• _Do this_: The lines from the top of the material below through the line containing "const multiShade = [2.63, 4.37];" are to be printed exactly, with pictures omitted.

• _Recorded data_:

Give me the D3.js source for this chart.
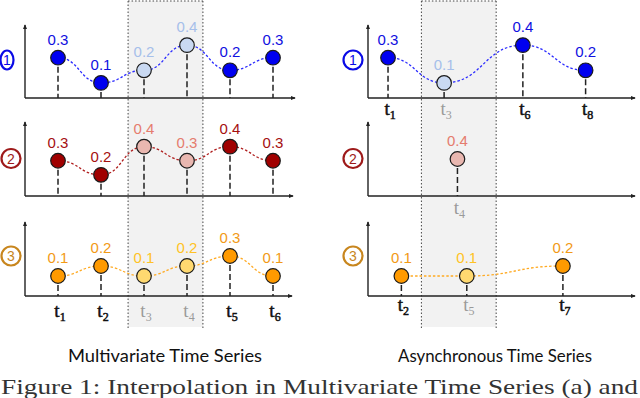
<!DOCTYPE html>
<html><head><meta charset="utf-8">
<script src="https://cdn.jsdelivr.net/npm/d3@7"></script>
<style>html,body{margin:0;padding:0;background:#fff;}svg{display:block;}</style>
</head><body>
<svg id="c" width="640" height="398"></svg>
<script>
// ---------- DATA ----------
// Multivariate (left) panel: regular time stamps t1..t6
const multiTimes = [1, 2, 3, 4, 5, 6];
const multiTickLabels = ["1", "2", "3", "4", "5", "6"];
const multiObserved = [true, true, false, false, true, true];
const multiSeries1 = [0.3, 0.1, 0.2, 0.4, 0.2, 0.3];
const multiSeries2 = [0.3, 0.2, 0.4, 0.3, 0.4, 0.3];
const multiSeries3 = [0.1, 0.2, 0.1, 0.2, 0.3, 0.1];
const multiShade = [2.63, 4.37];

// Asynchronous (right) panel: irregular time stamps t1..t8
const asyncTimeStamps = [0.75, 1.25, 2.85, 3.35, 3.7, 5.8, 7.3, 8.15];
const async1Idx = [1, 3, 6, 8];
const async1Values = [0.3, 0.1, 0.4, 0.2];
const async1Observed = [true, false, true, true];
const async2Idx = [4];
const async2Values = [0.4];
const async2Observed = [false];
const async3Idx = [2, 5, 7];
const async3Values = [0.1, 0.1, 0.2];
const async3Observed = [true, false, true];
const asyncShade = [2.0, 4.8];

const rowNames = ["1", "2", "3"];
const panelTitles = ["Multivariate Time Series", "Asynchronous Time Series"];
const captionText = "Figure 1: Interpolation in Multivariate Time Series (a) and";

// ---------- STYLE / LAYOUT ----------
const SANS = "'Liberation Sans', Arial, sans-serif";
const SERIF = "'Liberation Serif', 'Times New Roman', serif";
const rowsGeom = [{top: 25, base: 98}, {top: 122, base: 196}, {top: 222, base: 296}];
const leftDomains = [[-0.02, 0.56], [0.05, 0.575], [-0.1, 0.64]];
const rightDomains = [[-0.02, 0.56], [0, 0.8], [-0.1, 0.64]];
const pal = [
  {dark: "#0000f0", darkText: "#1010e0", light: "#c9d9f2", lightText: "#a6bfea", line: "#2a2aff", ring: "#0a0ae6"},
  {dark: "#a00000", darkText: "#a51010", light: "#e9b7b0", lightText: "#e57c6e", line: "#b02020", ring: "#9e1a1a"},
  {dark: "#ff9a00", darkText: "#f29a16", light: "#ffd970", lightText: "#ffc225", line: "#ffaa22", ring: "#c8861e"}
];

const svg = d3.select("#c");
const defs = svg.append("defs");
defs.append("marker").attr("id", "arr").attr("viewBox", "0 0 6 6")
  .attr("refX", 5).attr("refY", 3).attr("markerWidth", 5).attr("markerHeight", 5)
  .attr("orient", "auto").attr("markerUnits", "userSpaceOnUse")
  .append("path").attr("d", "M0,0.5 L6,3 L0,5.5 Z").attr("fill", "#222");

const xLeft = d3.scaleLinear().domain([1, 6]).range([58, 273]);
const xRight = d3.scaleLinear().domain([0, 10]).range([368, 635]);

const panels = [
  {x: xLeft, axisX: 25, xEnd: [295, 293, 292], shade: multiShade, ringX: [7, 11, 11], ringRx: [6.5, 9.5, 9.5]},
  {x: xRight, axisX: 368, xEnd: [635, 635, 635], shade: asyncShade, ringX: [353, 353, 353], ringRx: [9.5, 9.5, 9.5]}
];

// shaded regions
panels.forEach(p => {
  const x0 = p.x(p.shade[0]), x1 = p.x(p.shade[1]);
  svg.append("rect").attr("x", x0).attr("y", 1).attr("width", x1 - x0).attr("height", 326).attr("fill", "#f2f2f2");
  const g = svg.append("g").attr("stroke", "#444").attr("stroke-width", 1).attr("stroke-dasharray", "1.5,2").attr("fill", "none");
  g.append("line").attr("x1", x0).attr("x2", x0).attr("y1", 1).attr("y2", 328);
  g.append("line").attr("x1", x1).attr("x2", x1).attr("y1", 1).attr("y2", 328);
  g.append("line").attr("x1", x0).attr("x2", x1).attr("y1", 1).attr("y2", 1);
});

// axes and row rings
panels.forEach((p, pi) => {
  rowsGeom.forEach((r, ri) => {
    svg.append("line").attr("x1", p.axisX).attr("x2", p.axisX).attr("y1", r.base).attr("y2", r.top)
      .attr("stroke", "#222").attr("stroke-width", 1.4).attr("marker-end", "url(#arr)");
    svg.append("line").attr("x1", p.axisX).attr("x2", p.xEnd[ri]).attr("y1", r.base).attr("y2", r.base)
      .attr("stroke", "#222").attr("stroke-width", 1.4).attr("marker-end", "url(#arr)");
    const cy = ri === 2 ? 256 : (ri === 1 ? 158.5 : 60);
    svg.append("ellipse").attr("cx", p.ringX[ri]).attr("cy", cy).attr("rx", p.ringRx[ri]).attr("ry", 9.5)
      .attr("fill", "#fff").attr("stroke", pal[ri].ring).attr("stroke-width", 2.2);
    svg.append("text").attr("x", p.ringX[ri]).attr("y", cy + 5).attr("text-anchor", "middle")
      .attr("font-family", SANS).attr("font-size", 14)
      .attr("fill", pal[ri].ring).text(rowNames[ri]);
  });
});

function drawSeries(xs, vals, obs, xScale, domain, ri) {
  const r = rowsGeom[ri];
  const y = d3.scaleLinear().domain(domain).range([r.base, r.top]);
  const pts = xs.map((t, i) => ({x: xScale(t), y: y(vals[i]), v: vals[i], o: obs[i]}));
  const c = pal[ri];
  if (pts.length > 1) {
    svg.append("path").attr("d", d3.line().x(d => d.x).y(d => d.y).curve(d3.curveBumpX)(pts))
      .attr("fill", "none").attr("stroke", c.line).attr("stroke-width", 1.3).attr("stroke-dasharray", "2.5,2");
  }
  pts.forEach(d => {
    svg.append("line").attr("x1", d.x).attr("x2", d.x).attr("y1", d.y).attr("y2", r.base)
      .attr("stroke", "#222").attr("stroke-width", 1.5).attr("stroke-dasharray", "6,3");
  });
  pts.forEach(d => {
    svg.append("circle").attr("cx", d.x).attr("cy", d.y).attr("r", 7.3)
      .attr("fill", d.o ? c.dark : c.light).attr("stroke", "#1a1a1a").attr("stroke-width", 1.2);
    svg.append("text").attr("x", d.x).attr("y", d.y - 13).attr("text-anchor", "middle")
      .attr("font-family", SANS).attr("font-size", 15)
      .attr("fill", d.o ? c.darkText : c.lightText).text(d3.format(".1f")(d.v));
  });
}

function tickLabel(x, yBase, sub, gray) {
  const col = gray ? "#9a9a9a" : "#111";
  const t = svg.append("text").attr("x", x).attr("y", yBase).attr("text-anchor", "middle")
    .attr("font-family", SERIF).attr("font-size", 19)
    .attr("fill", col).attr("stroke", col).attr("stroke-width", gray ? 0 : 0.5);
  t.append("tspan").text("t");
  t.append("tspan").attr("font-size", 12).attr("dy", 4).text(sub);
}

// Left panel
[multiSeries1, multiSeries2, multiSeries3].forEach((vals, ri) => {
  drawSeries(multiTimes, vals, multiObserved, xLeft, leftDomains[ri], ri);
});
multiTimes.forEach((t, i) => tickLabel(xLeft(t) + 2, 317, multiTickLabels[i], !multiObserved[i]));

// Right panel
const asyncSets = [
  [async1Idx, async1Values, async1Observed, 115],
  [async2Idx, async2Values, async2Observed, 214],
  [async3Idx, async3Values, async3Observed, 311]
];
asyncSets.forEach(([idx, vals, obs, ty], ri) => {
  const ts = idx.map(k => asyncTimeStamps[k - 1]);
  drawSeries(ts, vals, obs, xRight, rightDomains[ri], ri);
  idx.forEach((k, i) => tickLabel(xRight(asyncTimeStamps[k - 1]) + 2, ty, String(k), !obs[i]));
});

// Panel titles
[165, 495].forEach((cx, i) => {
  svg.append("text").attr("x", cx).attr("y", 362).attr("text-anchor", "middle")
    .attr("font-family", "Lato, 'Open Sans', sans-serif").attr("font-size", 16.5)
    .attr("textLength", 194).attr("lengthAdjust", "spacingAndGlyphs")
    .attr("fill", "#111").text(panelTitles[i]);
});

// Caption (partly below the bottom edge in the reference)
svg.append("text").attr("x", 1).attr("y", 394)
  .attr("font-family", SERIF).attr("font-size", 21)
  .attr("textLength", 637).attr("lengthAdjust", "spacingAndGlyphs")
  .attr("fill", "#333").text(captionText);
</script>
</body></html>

• _The output_:
Give me the D3.js source for this chart.
<!DOCTYPE html>
<html><head><meta charset="utf-8">
<script src="https://cdn.jsdelivr.net/npm/d3@7"></script>
<style>html,body{margin:0;padding:0;background:#fff;}svg{display:block;}</style>
</head><body>
<svg id="c" width="640" height="398"></svg>
<script>
// ---------- DATA ----------
// Multivariate (left) panel: regular time stamps t1..t6
const multiTimes = [1, 2, 3, 4, 5, 6];
const multiTickLabels = ["1", "2", "3", "4", "5", "6"];
const multiObserved = [true, true, false, false, true, true];
const multiSeries1 = [0.3, 0.1, 0.2, 0.4, 0.2, 0.3];
const multiSeries2 = [0.3, 0.2, 0.4, 0.3, 0.4, 0.3];
const multiSeries3 = [0.1, 0.2, 0.1, 0.2, 0.3, 0.1];
const multiShade = [2.63, 4.37];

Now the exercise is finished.